— Start —
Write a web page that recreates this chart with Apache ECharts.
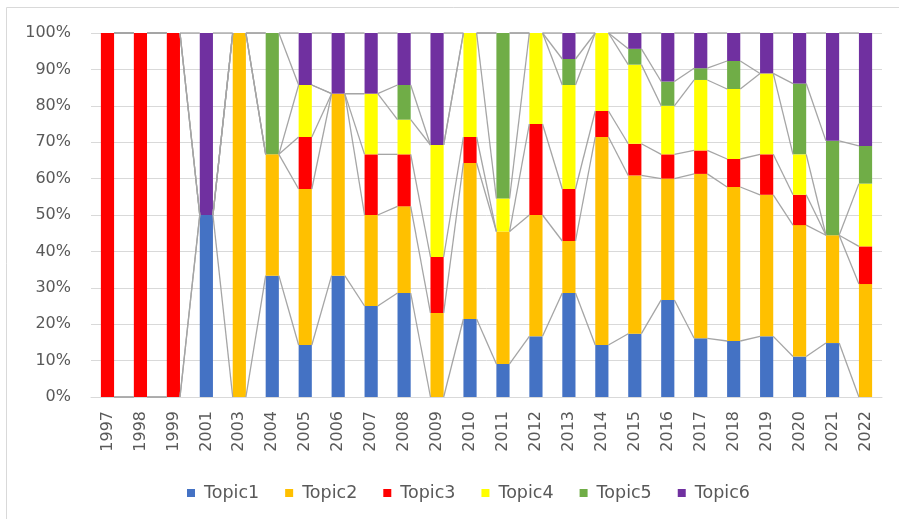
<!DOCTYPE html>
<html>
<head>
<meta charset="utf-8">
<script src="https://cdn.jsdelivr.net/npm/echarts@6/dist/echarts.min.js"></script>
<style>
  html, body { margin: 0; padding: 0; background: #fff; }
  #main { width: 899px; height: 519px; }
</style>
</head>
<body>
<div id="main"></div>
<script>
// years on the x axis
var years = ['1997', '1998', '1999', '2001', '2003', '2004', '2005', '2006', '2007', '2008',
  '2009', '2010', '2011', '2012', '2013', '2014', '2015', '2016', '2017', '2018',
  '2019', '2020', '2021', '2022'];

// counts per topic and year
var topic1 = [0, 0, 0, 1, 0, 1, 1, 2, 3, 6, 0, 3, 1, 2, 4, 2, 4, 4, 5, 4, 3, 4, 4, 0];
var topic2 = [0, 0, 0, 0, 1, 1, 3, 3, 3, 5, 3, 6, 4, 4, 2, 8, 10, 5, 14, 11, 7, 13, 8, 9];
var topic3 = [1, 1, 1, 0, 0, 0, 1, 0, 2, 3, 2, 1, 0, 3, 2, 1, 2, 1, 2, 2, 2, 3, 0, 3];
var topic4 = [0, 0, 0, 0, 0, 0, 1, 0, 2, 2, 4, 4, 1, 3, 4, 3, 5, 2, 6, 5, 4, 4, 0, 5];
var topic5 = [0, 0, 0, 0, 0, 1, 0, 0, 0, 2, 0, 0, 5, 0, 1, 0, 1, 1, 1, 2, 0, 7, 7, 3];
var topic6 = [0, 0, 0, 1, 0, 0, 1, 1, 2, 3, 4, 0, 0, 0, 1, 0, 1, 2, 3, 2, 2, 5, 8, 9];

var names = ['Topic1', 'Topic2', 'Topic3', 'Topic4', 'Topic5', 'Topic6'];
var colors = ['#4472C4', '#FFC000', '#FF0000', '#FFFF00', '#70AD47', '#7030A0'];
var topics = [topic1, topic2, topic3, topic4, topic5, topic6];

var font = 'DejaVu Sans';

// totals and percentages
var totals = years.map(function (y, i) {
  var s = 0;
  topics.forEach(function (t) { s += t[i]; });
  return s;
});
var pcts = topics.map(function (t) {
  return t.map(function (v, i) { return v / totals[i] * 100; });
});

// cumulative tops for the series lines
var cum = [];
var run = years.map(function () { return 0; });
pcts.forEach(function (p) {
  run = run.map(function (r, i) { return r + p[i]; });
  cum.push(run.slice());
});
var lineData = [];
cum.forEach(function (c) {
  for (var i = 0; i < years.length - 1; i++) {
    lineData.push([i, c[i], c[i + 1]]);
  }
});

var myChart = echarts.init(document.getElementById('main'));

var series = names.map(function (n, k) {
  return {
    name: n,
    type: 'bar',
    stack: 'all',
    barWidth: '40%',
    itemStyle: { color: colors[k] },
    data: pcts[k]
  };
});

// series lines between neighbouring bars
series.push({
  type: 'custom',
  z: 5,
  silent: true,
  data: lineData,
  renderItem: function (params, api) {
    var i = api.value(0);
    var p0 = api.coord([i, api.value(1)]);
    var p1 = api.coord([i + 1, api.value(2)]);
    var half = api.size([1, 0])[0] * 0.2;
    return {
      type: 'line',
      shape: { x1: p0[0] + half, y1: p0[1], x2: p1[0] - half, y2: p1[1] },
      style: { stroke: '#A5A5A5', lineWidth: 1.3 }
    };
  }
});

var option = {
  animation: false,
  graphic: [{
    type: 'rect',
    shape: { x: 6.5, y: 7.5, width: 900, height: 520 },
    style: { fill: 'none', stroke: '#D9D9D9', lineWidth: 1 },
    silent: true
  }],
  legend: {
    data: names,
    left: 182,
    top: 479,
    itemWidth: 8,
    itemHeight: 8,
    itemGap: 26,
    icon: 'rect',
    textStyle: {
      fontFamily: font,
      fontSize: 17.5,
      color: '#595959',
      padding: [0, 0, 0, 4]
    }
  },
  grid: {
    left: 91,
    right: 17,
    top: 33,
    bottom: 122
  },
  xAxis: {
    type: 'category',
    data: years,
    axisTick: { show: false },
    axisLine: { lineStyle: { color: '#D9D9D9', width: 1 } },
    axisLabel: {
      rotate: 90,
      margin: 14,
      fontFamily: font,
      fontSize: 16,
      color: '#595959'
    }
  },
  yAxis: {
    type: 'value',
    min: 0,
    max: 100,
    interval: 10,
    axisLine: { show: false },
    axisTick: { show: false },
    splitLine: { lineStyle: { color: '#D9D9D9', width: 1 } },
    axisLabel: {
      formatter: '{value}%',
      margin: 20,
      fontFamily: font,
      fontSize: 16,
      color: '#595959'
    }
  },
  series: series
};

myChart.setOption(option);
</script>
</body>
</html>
— End —
### Direction
Copy each line in full and exactly, omitting any picture.

### Output of the exercise
Write a web page that recreates this chart with Apache ECharts.
<!DOCTYPE html>
<html>
<head>
<meta charset="utf-8">
<script src="https://cdn.jsdelivr.net/npm/echarts@6/dist/echarts.min.js"></script>
<style>
  html, body { margin: 0; padding: 0; background: #fff; }
  #main { width: 899px; height: 519px; }
</style>
</head>
<body>
<div id="main"></div>
<script>
// years on the x axis
var years = ['1997', '1998', '1999', '2001', '2003', '2004', '2005', '2006', '2007', '2008',
  '2009', '2010', '2011', '2012', '2013', '2014', '2015', '2016', '2017', '2018',
  '2019', '2020', '2021', '2022'];

// counts per topic and year
var topic1 = [0, 0, 0, 1, 0, 1, 1, 2, 3, 6, 0, 3, 1, 2, 4, 2, 4, 4, 5, 4, 3, 4, 4, 0];
var topic2 = [0, 0, 0, 0, 1, 1, 3, 3, 3, 5, 3, 6, 4, 4, 2, 8, 10, 5, 14, 11, 7, 13, 8, 9];
var topic3 = [1, 1, 1, 0, 0, 0, 1, 0, 2, 3, 2, 1, 0, 3, 2, 1, 2, 1, 2, 2, 2, 3, 0, 3];
var topic4 = [0, 0, 0, 0, 0, 0, 1, 0, 2, 2, 4, 4, 1, 3, 4, 3, 5, 2, 6, 5, 4, 4, 0, 5];
var topic5 = [0, 0, 0, 0, 0, 1, 0, 0, 0, 2, 0, 0, 5, 0, 1, 0, 1, 1, 1, 2, 0, 7, 7, 3];
var topic6 = [0, 0, 0, 1, 0, 0, 1, 1, 2, 3, 4, 0, 0, 0, 1, 0, 1, 2, 3, 2, 2, 5, 8, 9];

var names = ['Topic1', 'Topic2', 'Topic3', 'Topic4', 'Topic5', 'Topic6'];
var colors = ['#4472C4', '#FFC000', '#FF0000', '#FFFF00', '#70AD47', '#7030A0'];
var topics = [topic1, topic2, topic3, topic4, topic5, topic6];

var font = 'DejaVu Sans';

// totals and percentages
var totals = years.map(function (y, i) {
  var s = 0;
  topics.forEach(function (t) { s += t[i]; });
  return s;
});
var pcts = topics.map(function (t) {
  return t.map(function (v, i) { return v / totals[i] * 100; });
});

// cumulative tops for the series lines
var cum = [];
var run = years.map(function () { return 0; });
pcts.forEach(function (p) {
  run = run.map(function (r, i) { return r + p[i]; });
  cum.push(run.slice());
});
var lineData = [];
cum.forEach(function (c) {
  for (var i = 0; i < years.length - 1; i++) {
    lineData.push([i, c[i], c[i + 1]]);
  }
});

var myChart = echarts.init(document.getElementById('main'));

var series = names.map(function (n, k) {
  return {
    name: n,
    type: 'bar',
    stack: 'all',
    barWidth: '40%',
    itemStyle: { color: colors[k] },
    data: pcts[k]
  };
});

// series lines between neighbouring bars
series.push({
  type: 'custom',
  z: 5,
  silent: true,
  data: lineData,
  renderItem: function (params, api) {
    var i = api.value(0);
    var p0 = api.coord([i, api.value(1)]);
    var p1 = api.coord([i + 1, api.value(2)]);
    var half = api.size([1, 0])[0] * 0.2;
    return {
      type: 'line',
      shape: { x1: p0[0] + half, y1: p0[1], x2: p1[0] - half, y2: p1[1] },
      style: { stroke: '#A5A5A5', lineWidth: 1.3 }
    };
  }
});

var option = {
  animation: false,
  graphic: [{
    type: 'rect',
    shape: { x: 6.5, y: 7.5, width: 900, height: 520 },
    style: { fill: 'none', stroke: '#D9D9D9', lineWidth: 1 },
    silent: true
  }],
  legend: {
    data: names,
    left: 182,
    top: 479,
    itemWidth: 8,
    itemHeight: 8,
    itemGap: 26,
    icon: 'rect',
    textStyle: {
      fontFamily: font,
      fontSize: 17.5,
      color: '#595959',
      padding: [0, 0, 0, 4]
    }
  },
  grid: {
    left: 91,
    right: 17,
    top: 33,
    bottom: 122
  },
  xAxis: {
    type: 'category',
    data: years,
    axisTick: { show: false },
    axisLine: { lineStyle: { color: '#D9D9D9', width: 1 } },
    axisLabel: {
      rotate: 90,
      margin: 14,
      fontFamily: font,
      fontSize: 16,
      color: '#595959'
    }
  },
  yAxis: {
    type: 'value',
    min: 0,
    max: 100,
    interval: 10,
    axisLine: { show: false },
    axisTick: { show: false },
    splitLine: { lineStyle: { color: '#D9D9D9', width: 1 } },
    axisLabel: {
      formatter: '{value}%',
      margin: 20,
      fontFamily: font,
      fontSize: 16,
      color: '#595959'
    }
  },
  series: series
};

myChart.setOption(option);
</script>
</body>
</html>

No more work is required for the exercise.